Hearthstone is a ladder. And every rung climbed will cost you.
When I first started Hearthstone I tried to play it as cheaply as possible. I had a pretty good run with a Shaman deck that contained only Basic, free cards. It was competitive up to a certain point, but as soon as you graduate into the ladder proper, I found myself losing. Losing hard.
Hearthstone isn’t necessarily pay to win. You can earn gold and dust through completing daily quests, earning ranked rewards and disenchanting cards you don’t want. But that route is mostly theoretical. If you want to really compete, you have to suck it up and pay, buying bundles of packs or the adventure modes that release every six months. Getting up to speed as a new player today is ferociously hard unless you’re willing to chuck considerable cash at the game. And it’s not quite as simple as picking a deck you read about online and crafting the cards – you might need to buy specific adventure modes for specific cards before you can even think about crafting them.
At the time of writing, a new set of cards, The Grand Tournament, has launched.
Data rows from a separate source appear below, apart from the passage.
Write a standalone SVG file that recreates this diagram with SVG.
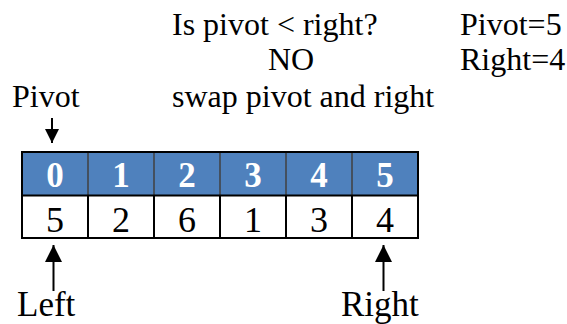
<svg xmlns="http://www.w3.org/2000/svg" width="567" height="324" viewBox="0 0 567 324">
<defs>
<style>
.t{font-family:"Liberation Serif","Times New Roman",serif;fill:#000}
.m{font-size:32px}
.b{font-size:35px}
.h{font-family:"Liberation Serif","Times New Roman",serif;font-size:35px;font-weight:bold;fill:#fff;text-anchor:middle}
.v{font-family:"Liberation Serif","Times New Roman",serif;font-size:36px;fill:#000;text-anchor:middle}
.ln{stroke:#000;stroke-width:2;fill:none}
</style>
<marker id="ah" viewBox="0 0 10 10" refX="10" refY="5" markerWidth="14" markerHeight="14" markerUnits="userSpaceOnUse" orient="auto">
<path d="M0,0 L10,5 L0,10 Z" fill="#000"/>
</marker>
<marker id="ah2" viewBox="0 0 10 10" refX="10" refY="5" markerWidth="17" markerHeight="17" markerUnits="userSpaceOnUse" orient="auto">
<path d="M0,0 L10,5 L0,10 Z" fill="#000"/>
</marker>
</defs>
<rect width="567" height="324" fill="#fff"/>

<g id="info">
<text class="t m" x="172" y="35">Is pivot &lt; right?</text>
<text class="t m" x="291" y="70" text-anchor="middle">NO</text>
<text class="t m" x="172" y="107">swap pivot and right</text>
<text class="t m" x="460" y="35">Pivot=5</text>
<text class="t m" x="460" y="70">Right=4</text>
</g>

<g id="table">
<rect x="22" y="152" width="396" height="43.5" fill="#4F81BD"/>
<rect x="22" y="195.5" width="396" height="42.5" fill="#fff"/>
<g stroke="#404040" stroke-width="1.5">
<line x1="88" y1="152" x2="88" y2="195.5"/>
<line x1="154" y1="152" x2="154" y2="195.5"/>
<line x1="220" y1="152" x2="220" y2="195.5"/>
<line x1="286" y1="152" x2="286" y2="195.5"/>
<line x1="352" y1="152" x2="352" y2="195.5"/>
</g>
<g stroke="#000" stroke-width="2">
<line x1="88" y1="195.5" x2="88" y2="238"/>
<line x1="154" y1="195.5" x2="154" y2="238"/>
<line x1="220" y1="195.5" x2="220" y2="238"/>
<line x1="286" y1="195.5" x2="286" y2="238"/>
<line x1="352" y1="195.5" x2="352" y2="238"/>
<line x1="22" y1="195.5" x2="418" y2="195.5"/>
</g>
<rect x="22" y="152" width="396" height="86" fill="none" stroke="#000" stroke-width="2"/>
<text class="h" x="55" y="187">0</text>
<text class="h" x="121" y="187">1</text>
<text class="h" x="187" y="187">2</text>
<text class="h" x="253" y="187">3</text>
<text class="h" x="319" y="187">4</text>
<text class="h" x="385" y="187">5</text>
<text class="v" x="55" y="232">5</text>
<text class="v" x="121" y="232">2</text>
<text class="v" x="187" y="232">6</text>
<text class="v" x="253" y="232">1</text>
<text class="v" x="319" y="232">3</text>
<text class="v" x="385" y="232">4</text>
</g>

<g id="pivot">
<text class="t m" x="12" y="107">Pivot</text>
</g>
<g id="left">
<text class="t b" x="17" y="316">Left</text>
</g>
<g id="right">
<text class="t b" x="341" y="316">Right</text>
</g>

<g id="connectors">
<line class="ln" x1="52" y1="118" x2="52" y2="143" marker-end="url(#ah)"/>
<line class="ln" x1="53.5" y1="291" x2="53.5" y2="245" marker-end="url(#ah2)"/>
<line class="ln" x1="383.5" y1="291" x2="383.5" y2="245" marker-end="url(#ah2)"/>
</g>
</svg>
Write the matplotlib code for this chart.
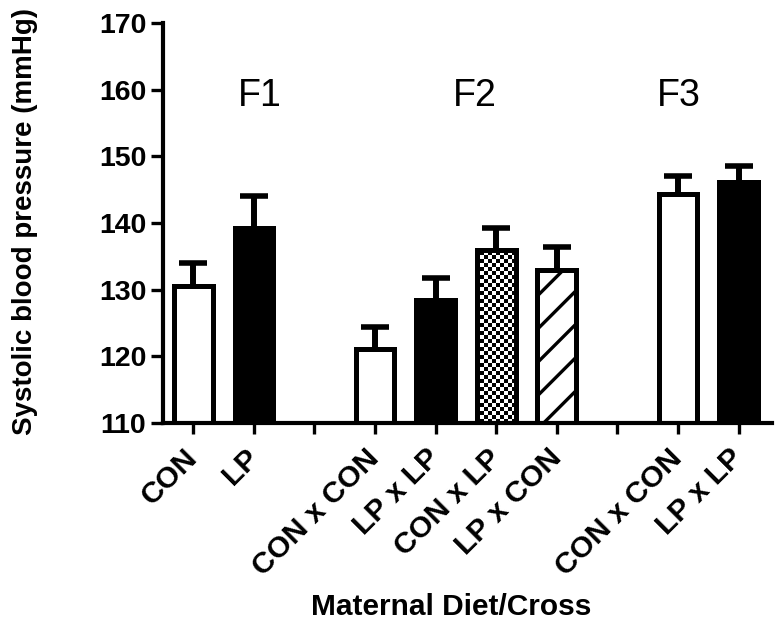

Right now, there’s no real sense of how these cards are going to shape or change the game. TGT brings in a few new mechanics: cards can be “inspired” by using your hero power, or you can “joust,” a way of comparing e-peon size, with the bigger minion earning bonuses. The two mechanics could theoretically slow down the game: there is a general feeling within the Hearthstone community that the game favours aggressive “fast” decks that overwhelm players who want to play more flavourful high end cards. I’m not sure that’s really true. At the levels I play at the only effect TGT has had on the game is to sub out some cheap minions for other cheap minions.
After spending the price of a full triple-A game on Steam, I’m still not able to create decks that I think will play well, just provide some small upgrades to what I already have.
And that’s why I love Hearthstone, but hate recommending Hearthstone. I think it’s an incredible game. It’s pervasive: I love that I can spend a few hours slumped in front of my PC playing, then transfer to an ipad to play casually while watching bad telly. I love being part of the community – browsing new deck ideas and ranting with friends about how overpowered Grim Patron really is.
But the cost of taking part is insane. For my fun over the past two years, I have paid around £200. That’s the kind of number that makes me wince. Hearthstone is the most expensive game I’ve ever played.
Hearthstone is good. I adore it. But think very carefully how if you want to get in here.